Visit picture perfect Mussenden Temple at the 11 kilometre long Downhill Strand.
Enjoy a bike ride along the promenade at West Strand Beach.
We loved the enormous expanse of pristine sand at Whitepark Bay. A short stroll downhill to the beach and the ancient sand dune, this beach is ideal for running off excess energy that kids cannot run off at The Giants Causeway! We spent more time here than we expected – it was empty, windswept and beautiful.
On the east coast stretch of the Causeway Coast route, about halfway towards Belfast are the pretty, quaint coastal towns of Cushendall and Cushenden.
Cushenden is a very pretty, conservation village known for its unique, sloping style mansard roofed houses. Cushenden beach is small but clean and ideal for beach combing for shells and sea glass.
They a picture perfect set of medieval ruins on a basalt clifftop overlooking the sea. For the best views, head down the short path to the adjacent cove. Unfortunately when we visited, the path was closed!
Once the seat of the Earl of Antrim, the extensive ruins are a popular stop on Games Of Thrones tours. The ruins are open to the weather and take less than an hour to fully explore.
Entry is by ticket only. A family ticket is currently £15.
Inland Antrim Detours
Another popular stop for Games of Thrones fans are the Dark Hedges on Bregagh Road near Armoy.
A short, easy drive from Bushmills brings you to this 1 kilometre single lane road lined with beech trees which were planted in the eighteenth century. Park for free across the road at the Dark Hedges Hotel.
I am not a Games Of Thrones fan but I love trees and on a crisp winter morning, it was very pleasant to wander up and down the lane. and we were driving past anyway!
However, our children were less enthused!
Tourists are asked not to drive down the lane or park on it as the trees were getting damaged due to eager tourists. Local and through traffic is allowed so keep an eye on free running kids!
There are several detours off the coastal route that enable you to drive through one of the famous Glens of Antrim.
We took one of these detours on a whim and it was incredibly scenic. The rolling landscape is a myriad of colours and very different to the dramatic, rocky coastline.
We drove through stunning Glendun on a winding, single lane tarmac road.

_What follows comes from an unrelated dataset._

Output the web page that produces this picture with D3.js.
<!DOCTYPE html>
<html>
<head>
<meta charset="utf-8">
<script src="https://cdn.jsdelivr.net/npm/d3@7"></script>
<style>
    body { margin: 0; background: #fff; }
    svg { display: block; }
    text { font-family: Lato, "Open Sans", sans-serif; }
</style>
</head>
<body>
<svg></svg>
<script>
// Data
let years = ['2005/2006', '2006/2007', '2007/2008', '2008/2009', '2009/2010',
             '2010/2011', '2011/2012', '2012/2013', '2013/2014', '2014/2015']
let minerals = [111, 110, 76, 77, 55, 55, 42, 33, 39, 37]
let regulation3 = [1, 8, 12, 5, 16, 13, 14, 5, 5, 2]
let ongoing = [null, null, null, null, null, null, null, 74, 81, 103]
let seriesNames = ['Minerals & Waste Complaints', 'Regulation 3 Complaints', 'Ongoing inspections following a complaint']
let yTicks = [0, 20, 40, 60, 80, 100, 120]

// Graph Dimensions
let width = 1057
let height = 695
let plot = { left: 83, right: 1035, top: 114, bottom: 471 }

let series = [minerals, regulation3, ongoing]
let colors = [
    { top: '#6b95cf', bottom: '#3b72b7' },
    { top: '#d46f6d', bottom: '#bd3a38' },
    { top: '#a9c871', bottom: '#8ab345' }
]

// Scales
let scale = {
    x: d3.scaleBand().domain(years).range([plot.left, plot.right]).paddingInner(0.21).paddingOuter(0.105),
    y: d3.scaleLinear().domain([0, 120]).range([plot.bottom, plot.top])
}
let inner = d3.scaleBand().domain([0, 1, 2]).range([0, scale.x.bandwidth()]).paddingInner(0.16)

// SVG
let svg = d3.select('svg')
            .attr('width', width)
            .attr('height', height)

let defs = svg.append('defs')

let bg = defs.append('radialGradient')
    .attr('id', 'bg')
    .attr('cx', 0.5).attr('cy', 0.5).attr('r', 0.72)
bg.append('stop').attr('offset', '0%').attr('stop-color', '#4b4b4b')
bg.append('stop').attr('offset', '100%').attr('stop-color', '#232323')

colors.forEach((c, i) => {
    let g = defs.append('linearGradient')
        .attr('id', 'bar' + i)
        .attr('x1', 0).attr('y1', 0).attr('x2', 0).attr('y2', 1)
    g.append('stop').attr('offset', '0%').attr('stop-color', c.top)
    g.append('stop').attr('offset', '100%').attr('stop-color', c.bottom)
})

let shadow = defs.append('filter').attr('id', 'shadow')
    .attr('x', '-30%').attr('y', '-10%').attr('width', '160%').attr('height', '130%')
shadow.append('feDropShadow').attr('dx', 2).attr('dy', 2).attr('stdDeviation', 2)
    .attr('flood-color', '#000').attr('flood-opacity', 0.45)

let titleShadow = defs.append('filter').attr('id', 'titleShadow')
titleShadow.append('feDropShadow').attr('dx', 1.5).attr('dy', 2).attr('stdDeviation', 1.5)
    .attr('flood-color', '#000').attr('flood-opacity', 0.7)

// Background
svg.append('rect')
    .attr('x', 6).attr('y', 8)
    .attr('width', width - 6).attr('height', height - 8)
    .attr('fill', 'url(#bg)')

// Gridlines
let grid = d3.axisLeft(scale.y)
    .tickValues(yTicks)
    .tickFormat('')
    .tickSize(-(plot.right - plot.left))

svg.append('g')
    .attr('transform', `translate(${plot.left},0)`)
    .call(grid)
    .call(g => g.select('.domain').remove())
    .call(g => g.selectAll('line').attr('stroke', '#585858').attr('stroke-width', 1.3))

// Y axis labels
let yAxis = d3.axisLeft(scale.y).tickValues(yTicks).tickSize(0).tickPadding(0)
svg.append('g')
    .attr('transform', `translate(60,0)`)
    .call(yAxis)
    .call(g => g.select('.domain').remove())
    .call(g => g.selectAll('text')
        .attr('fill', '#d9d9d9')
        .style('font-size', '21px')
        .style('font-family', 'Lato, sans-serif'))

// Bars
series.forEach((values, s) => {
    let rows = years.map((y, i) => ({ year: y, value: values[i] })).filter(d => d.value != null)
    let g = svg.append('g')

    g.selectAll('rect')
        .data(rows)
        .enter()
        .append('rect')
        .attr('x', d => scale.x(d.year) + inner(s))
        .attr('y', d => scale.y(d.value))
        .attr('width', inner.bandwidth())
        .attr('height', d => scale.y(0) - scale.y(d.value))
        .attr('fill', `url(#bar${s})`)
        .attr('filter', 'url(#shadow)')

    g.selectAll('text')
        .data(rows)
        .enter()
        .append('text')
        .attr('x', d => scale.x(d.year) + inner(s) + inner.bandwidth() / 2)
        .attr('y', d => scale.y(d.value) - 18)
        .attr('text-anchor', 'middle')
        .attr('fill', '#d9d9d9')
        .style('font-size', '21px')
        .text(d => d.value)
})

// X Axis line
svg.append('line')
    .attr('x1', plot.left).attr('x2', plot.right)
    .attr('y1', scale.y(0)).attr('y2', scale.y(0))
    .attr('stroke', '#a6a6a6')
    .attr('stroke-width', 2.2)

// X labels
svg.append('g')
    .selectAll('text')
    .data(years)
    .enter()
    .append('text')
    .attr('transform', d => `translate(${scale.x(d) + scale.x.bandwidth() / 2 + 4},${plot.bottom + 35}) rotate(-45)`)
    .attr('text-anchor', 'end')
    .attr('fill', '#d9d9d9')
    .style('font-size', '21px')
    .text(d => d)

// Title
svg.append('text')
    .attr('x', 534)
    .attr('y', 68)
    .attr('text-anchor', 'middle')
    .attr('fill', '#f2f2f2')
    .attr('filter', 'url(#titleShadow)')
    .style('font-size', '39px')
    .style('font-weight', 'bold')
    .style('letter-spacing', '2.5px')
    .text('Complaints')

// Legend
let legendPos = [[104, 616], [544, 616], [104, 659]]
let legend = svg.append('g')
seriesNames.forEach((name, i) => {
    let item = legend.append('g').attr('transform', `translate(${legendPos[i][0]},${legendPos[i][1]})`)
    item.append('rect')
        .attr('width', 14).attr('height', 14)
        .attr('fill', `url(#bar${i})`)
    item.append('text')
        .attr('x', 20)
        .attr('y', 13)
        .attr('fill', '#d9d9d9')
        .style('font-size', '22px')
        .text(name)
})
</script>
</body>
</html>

We didn’t meet or see another person on the entire route.
Stop your car and stretch your legs on one of the few marked trails. The views and the silence will be worth it!
For more structured walking suitable for all ages, visit the lovely Glenariff Forest Park with its pretty three miles long, scenic waterfall walkway.
How to get to Antrim
The Giants Causeway is an easy day trip from Belfast. On a direct driving route, it will take around 1 1/2 hours. It is doable in a one day self driving trip but Antrim deserves more than that!

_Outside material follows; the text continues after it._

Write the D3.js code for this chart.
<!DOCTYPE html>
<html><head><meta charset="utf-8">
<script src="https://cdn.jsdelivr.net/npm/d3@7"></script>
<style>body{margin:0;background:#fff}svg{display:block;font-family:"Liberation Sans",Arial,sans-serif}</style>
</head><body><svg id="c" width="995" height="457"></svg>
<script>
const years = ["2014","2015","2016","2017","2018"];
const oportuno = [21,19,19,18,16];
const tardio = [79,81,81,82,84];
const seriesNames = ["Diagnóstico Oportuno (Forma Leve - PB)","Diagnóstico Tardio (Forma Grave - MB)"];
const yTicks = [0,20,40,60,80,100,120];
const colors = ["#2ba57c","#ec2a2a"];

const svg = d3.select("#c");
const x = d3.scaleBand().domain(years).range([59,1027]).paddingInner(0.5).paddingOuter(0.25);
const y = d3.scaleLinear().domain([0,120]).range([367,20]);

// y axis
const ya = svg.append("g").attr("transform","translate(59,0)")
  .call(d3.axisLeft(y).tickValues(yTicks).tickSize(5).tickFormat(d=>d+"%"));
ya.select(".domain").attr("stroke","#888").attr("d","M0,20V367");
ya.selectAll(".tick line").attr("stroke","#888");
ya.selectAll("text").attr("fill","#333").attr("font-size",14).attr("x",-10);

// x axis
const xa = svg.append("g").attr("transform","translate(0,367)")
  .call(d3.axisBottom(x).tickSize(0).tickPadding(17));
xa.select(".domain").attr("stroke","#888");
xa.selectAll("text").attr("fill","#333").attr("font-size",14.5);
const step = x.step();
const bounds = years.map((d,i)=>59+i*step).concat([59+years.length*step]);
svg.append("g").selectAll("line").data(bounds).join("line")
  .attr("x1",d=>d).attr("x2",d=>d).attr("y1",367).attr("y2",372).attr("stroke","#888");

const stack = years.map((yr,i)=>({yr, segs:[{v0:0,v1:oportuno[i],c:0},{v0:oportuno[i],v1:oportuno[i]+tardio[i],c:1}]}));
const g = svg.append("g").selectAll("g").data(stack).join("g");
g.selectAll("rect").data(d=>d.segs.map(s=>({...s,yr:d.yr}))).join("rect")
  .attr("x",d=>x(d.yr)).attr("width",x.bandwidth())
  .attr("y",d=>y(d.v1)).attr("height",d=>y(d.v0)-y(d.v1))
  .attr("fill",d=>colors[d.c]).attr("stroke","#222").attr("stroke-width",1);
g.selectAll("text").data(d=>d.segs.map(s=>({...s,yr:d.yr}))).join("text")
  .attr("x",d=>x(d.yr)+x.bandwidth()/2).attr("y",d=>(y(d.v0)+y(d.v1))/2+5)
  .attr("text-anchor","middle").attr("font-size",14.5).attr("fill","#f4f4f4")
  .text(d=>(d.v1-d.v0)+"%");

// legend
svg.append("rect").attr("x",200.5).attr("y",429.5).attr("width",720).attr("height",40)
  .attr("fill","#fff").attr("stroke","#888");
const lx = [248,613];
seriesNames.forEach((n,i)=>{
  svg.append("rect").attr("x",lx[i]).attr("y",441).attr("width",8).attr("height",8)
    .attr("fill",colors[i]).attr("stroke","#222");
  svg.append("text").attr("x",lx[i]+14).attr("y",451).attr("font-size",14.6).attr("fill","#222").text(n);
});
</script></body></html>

There are several day tours on offer from Belfast. Most include The Giants Causeway, Carrick A Rede rope bridge and The Dark Hedges. Tours start from as little as 25 Euros. It is also possible to do day tours from Dublin to The Giants Causeway.
Alternatively, catch a public bus from Belfast to Bushmills and take a taxi or walk to the causeway.
Where to stay
There are Bed and Breakfast accommodations, small hotels and holiday cottages throughout Antrim offering family rooms.
The Causeway Hotel is next to The Giants Causeway Visitors Centre – you cannot get any closer to the causeway than this hotel!
We stayed in an Airbnb in Dervock, a short fifteen minute drive from the causeway. It is one of the best Airbnb’s we have ever stayed in! Spacious, beautifully decorated, quiet and spotlessy clean. Rosemary had added really thoughful touches such as hot chocolate for the kids and electric blankets!
We loved our visit to Northern Ireland but it only made us realise how much more there is to do in Northern Ireland with kids. It is such a short distance from home that we will definitely return one day.
Have you visited Northern Ireland with kids? What were your favourite things to do?